## Goal
Reproduce exactly the lines below, from the first one through the line containing "plt.rcParams['font.family'] = ['Liberation", and omit any pictures.

## Entries provided
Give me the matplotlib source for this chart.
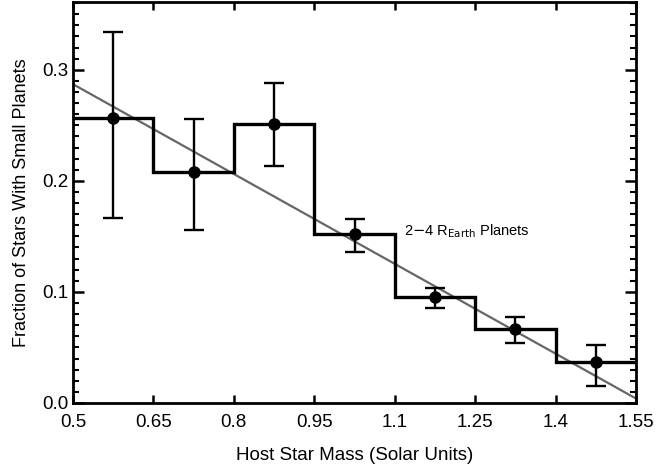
import matplotlib
matplotlib.use("Agg")
import matplotlib.pyplot as plt
from matplotlib.ticker import MultipleLocator, FixedLocator
import numpy as np

plt.rcParams['font.family'] = ['Liberation Sans', 'DejaVu Sans']

bin_edges = [0.5, 0.65, 0.8, 0.95, 1.1, 1.25, 1.4, 1.55]
bin_centers = [0.575, 0.725, 0.875, 1.025, 1.175, 1.325, 1.475]
fraction = [0.2565, 0.2084, 0.2516, 0.152, 0.0952, 0.0667, 0.0367]
err_upper = [0.334, 0.256, 0.2877, 0.1658, 0.1033, 0.0778, 0.052]
err_lower = [0.1664, 0.156, 0.2135, 0.1363, 0.0859, 0.0538, 0.0153]
fit_x = [0.5, 1.55]
fit_y = [0.287, 0.004]
xtick_vals = [0.5, 0.65, 0.8, 0.95, 1.1, 1.25, 1.4, 1.55]
xtick_labels = ['0.5', '0.65', '0.8', '0.95', '1.1', '1.25', '1.4', '1.55']

fig = plt.figure(figsize=(6.56, 4.68), dpi=100)
ax = fig.add_axes([0.1113, 0.1389, 0.8582, 0.8568])

ax.plot(fit_x, fit_y, color='#666666', lw=1.6, zorder=2)
ax.stairs(fraction, bin_edges, color='black', lw=2.4, baseline=None, zorder=3)
frac = np.array(fraction)
yerr = [frac - np.array(err_lower), np.array(err_upper) - frac]
ax.errorbar(bin_centers, fraction, yerr=yerr, fmt='o', color='black',
            ms=8, lw=1.7, capsize=7, capthick=1.7, zorder=4)

ax.text(1.117, 0.155, r'2$-$4 R$_{\mathrm{Earth}}$ Planets', fontsize=10.5,
        va='center', ha='left')

ax.set_xlim(0.5, 1.55)
ax.set_ylim(0.0, 0.361)
ax.xaxis.set_major_locator(FixedLocator(xtick_vals))
ax.set_xticklabels(xtick_labels)
ax.yaxis.set_major_locator(MultipleLocator(0.1))
ax.yaxis.set_minor_locator(MultipleLocator(0.01))
ax.yaxis.set_major_formatter(matplotlib.ticker.FormatStrFormatter('%.1f'))

ax.tick_params(axis='both', which='major', direction='in', top=True, right=True,
               length=8, width=1.8, labelsize=13.5)
ax.tick_params(axis='x', which='major', length=6, pad=8)
ax.tick_params(axis='y', which='major', pad=3.5)
ax.tick_params(axis='y', which='minor', direction='in', right=True, left=True,
               length=4, width=1.5)
for s in ax.spines.values():
    s.set_linewidth(2)

ax.set_xlabel('Host Star Mass (Solar Units)', fontsize=13.5, labelpad=11.5)
ax.set_ylabel('Fraction of Stars With Small Planets', fontsize=13, labelpad=8.5)

fig.savefig('out.png', dpi=100)
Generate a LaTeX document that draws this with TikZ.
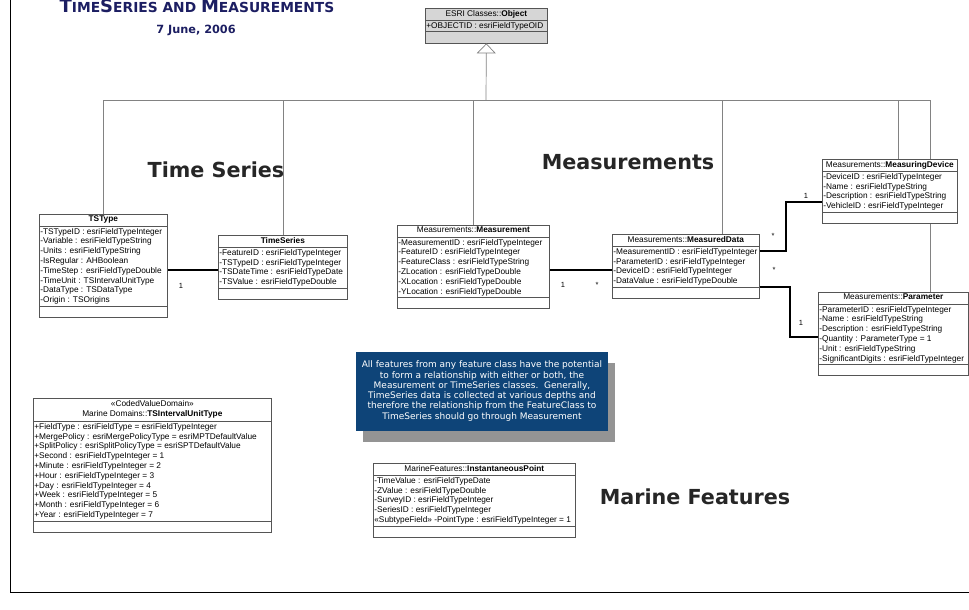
\documentclass[tikz,border=0pt]{standalone}
\usepackage{fontspec}
\setmainfont{Liberation Sans}
\newfontfamily\verdana{DejaVu Sans}
\usetikzlibrary{shapes.multipart,arrows.meta,backgrounds,shadows}
\definecolor{navy}{RGB}{28,30,98}
\definecolor{notefill}{RGB}{14,68,120}
\definecolor{linegray}{RGB}{130,130,130}
\definecolor{boxgray}{RGB}{85,85,85}
\definecolor{objfill}{RGB}{214,214,214}
\newcommand\kap[1]{{\fontsize{18}{18}\selectfont #1}}
\newcommand\kopf{\rule[-2.6pt]{0pt}{8.4pt}}
\tikzset{
  umlclass/.style={rectangle split, rectangle split parts=3, draw=boxgray, fill=white,
    line width=0.7pt, anchor=north west, align=left,
    rectangle split part align={center,left,left}, inner xsep=1pt, inner ysep=1.4pt,
    font=\fontsize{8.3}{9.8}\selectfont, rectangle split empty part height=7.8pt},
  inherit/.style={draw=linegray, line width=0.7pt},
  assoc/.style={draw=black, line width=2pt},
  mult/.style={font=\fontsize{7.5}{8}\selectfont, inner sep=0pt},
  bigtitle/.style={font=\verdana\bfseries\fontsize{20.7}{23}\selectfont, text=black!85},
}
\begin{document}
\begin{tikzpicture}[x=1pt,y=-1pt]
\useasboundingbox (0,0) rectangle (969,610);
% Rahmen
\draw[line width=0.8pt] (10,0) -- (10,592) -- (969,592);

% Titel
\node (titel) at (197,13) [anchor=base, text=navy, font=\verdana\bfseries\fontsize{13.8}{15}\selectfont]
  {\kap{T}IME\kap{S}ERIES AND \kap{M}EASUREMENTS};
\node (datum) at (196,30) [text=navy, font=\verdana\bfseries\fontsize{11.3}{13}\selectfont] {7 June, 2006};
\node (lblts) at (216,170) [bigtitle] {Time Series};
\node (lblmeas) at (628,162) [bigtitle] {Measurements};
\node (lblmarine) at (695,497) [bigtitle] {Marine Features};

% Klassen
\node (obj) at (425,8) [umlclass, fill=objfill, minimum width=122pt]
  {\kopf ESRI Classes::\textbf{Object}
   \nodepart{second}+OBJECTID : esriFieldTypeOID
   \nodepart{third}};
\node (tstype) at (39,214) [umlclass, minimum width=128pt]
  {\kopf\textbf{TSType}
   \nodepart{second}-TSTypeID : esriFieldTypeInteger\\-Variable : esriFieldTypeString\\
   -Units : esriFieldTypeString\\-IsRegular : AHBoolean\\-TimeStep : esriFieldTypeDouble\\
   -TimeUnit : TSIntervalUnitType\\-DataType : TSDataType\\-Origin : TSOrigins
   \nodepart{third}};
\node (timeseries) at (218,235) [umlclass, minimum width=129pt]
  {\kopf\textbf{TimeSeries}
   \nodepart{second}-FeatureID : esriFieldTypeInteger\\-TSTypeID : esriFieldTypeInteger\\
   -TSDateTime : esriFieldTypeDate\\-TSValue : esriFieldTypeDouble
   \nodepart{third}};
\node (meas) at (397,225) [umlclass, minimum width=152pt]
  {\kopf Measurements::\textbf{Measurement}
   \nodepart{second}-MeasurementID : esriFieldTypeInteger\\-FeatureID : esriFieldTypeInteger\\
   -FeatureClass : esriFieldTypeString\\-ZLocation : esriFieldTypeDouble\\
   -XLocation : esriFieldTypeDouble\\-YLocation : esriFieldTypeDouble
   \nodepart{third}};
\node (mdata) at (612,234) [umlclass, minimum width=147pt]
  {\kopf Measurements::\textbf{MeasuredData}
   \nodepart{second}-MeasurementID : esriFieldTypeInteger\\-ParameterID : esriFieldTypeInteger\\
   -DeviceID : esriFieldTypeInteger\\-DataValue : esriFieldTypeDouble
   \nodepart{third}};
\node (mdev) at (822,159) [umlclass, minimum width=135pt]
  {\kopf Measurements::\textbf{MeasuringDevice}
   \nodepart{second}-DeviceID : esriFieldTypeInteger\\-Name : esriFieldTypeString\\
   -Description : esriFieldTypeString\\-VehicleID : esriFieldTypeInteger
   \nodepart{third}};
\node (param) at (818,292) [umlclass, minimum width=150pt]
  {\kopf Measurements::\textbf{Parameter}
   \nodepart{second}-ParameterID : esriFieldTypeInteger\\-Name : esriFieldTypeString\\
   -Description : esriFieldTypeString\\-Quantity : ParameterType = 1\\
   -Unit : esriFieldTypeString\\-SignificantDigits : esriFieldTypeInteger
   \nodepart{third}};
\node (tsunit) at (33,398) [umlclass, minimum width=238pt]
  {\begin{tabular}{@{}c@{}}«CodedValueDomain»\\Marine Domains::\textbf{TSIntervalUnitType}\end{tabular}
   \nodepart{second}+FieldType : esriFieldType = esriFieldTypeInteger\\
   +MergePolicy : esriMergePolicyType = esriMPTDefaultValue\\
   +SplitPolicy : esriSplitPolicyType = esriSPTDefaultValue\\
   +Second : esriFieldTypeInteger = 1\\+Minute : esriFieldTypeInteger = 2\\
   +Hour : esriFieldTypeInteger = 3\\+Day : esriFieldTypeInteger = 4\\
   +Week : esriFieldTypeInteger = 5\\+Month : esriFieldTypeInteger = 6\\
   +Year : esriFieldTypeInteger = 7
   \nodepart{third}};
\node (instpt) at (373,463) [umlclass, minimum width=202pt]
  {\kopf MarineFeatures::\textbf{InstantaneousPoint}
   \nodepart{second}-TimeValue : esriFieldTypeDate\\-ZValue : esriFieldTypeDouble\\
   -SurveyID : esriFieldTypeInteger\\-SeriesID : esriFieldTypeInteger\\
   «SubtypeField» -PointType : esriFieldTypeInteger = 1
   \nodepart{third}};

% Notiz
\node (note) at (482,391) [fill=notefill, text=white, minimum width=252pt, minimum height=79pt,
  align=center, inner sep=2pt, font=\verdana\fontsize{9}{10.3}\selectfont,
  drop shadow={shadow xshift=7pt, shadow yshift=-11pt, fill=black!42, opacity=1}]
  {All features from any feature class have the potential\\
   to form a relationship with either or both, the\\
   Measurement or TimeSeries classes.\ \ Generally,\\
   TimeSeries data is collected at various depths and\\
   therefore the relationship from the FeatureClass to\\
   TimeSeries should go through Measurement};

% Vererbung
\coordinate (hub) at (486,100);
\draw[inherit, -{Triangle[open, length=10pt, width=19pt]}] (hub) -- (obj.south);
\begin{scope}[on background layer]
  \draw[inherit] (tstype.north) |- (hub);
  \draw[inherit] (timeseries.north) |- (hub);
  \draw[inherit] (meas.north) |- (hub);
  \draw[inherit] ([xshift=36.5pt]mdata.north) |- (hub);
  \draw[inherit] ([xshift=8.5pt]mdev.north) |- (hub);
  \draw[inherit] ([xshift=37pt]param.north) |- (hub);
\end{scope}

% Assoziationen
\coordinate (ts1) at ([yshift=-35pt]timeseries.north west);
\draw[assoc] (ts1) -- (ts1 -| tstype.east);
\coordinate (md1) at ([yshift=-36pt]mdata.north west);
\draw[assoc] (md1) -- (md1 -| meas.east);
\draw[assoc] ([yshift=-17pt]mdata.north east) -- ++(26,0) |- ([yshift=-43pt]mdev.north west);
\draw[assoc] ([yshift=-53pt]mdata.north east) -- ++(30,0) |- ([yshift=-45pt]param.north west);

% Multiplizitaeten
\node (m1) at (181,286) [mult] {1};
\node (m2) at (563,285) [mult] {1};
\node (m3) at (597,285) [mult] {*};
\node (m4) at (773,236) [mult] {*};
\node (m5) at (806,196) [mult] {1};
\node (m6) at (774,270) [mult] {*};
\node (m7) at (801,323) [mult] {1};
\end{tikzpicture}
\end{document}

## Response for this exercise
Give me the matplotlib source for this chart.
import matplotlib
matplotlib.use("Agg")
import matplotlib.pyplot as plt
from matplotlib.ticker import MultipleLocator, FixedLocator
import numpy as np

plt.rcParams['font.family'] = ['Liberation Sans', 'DejaVu Sans']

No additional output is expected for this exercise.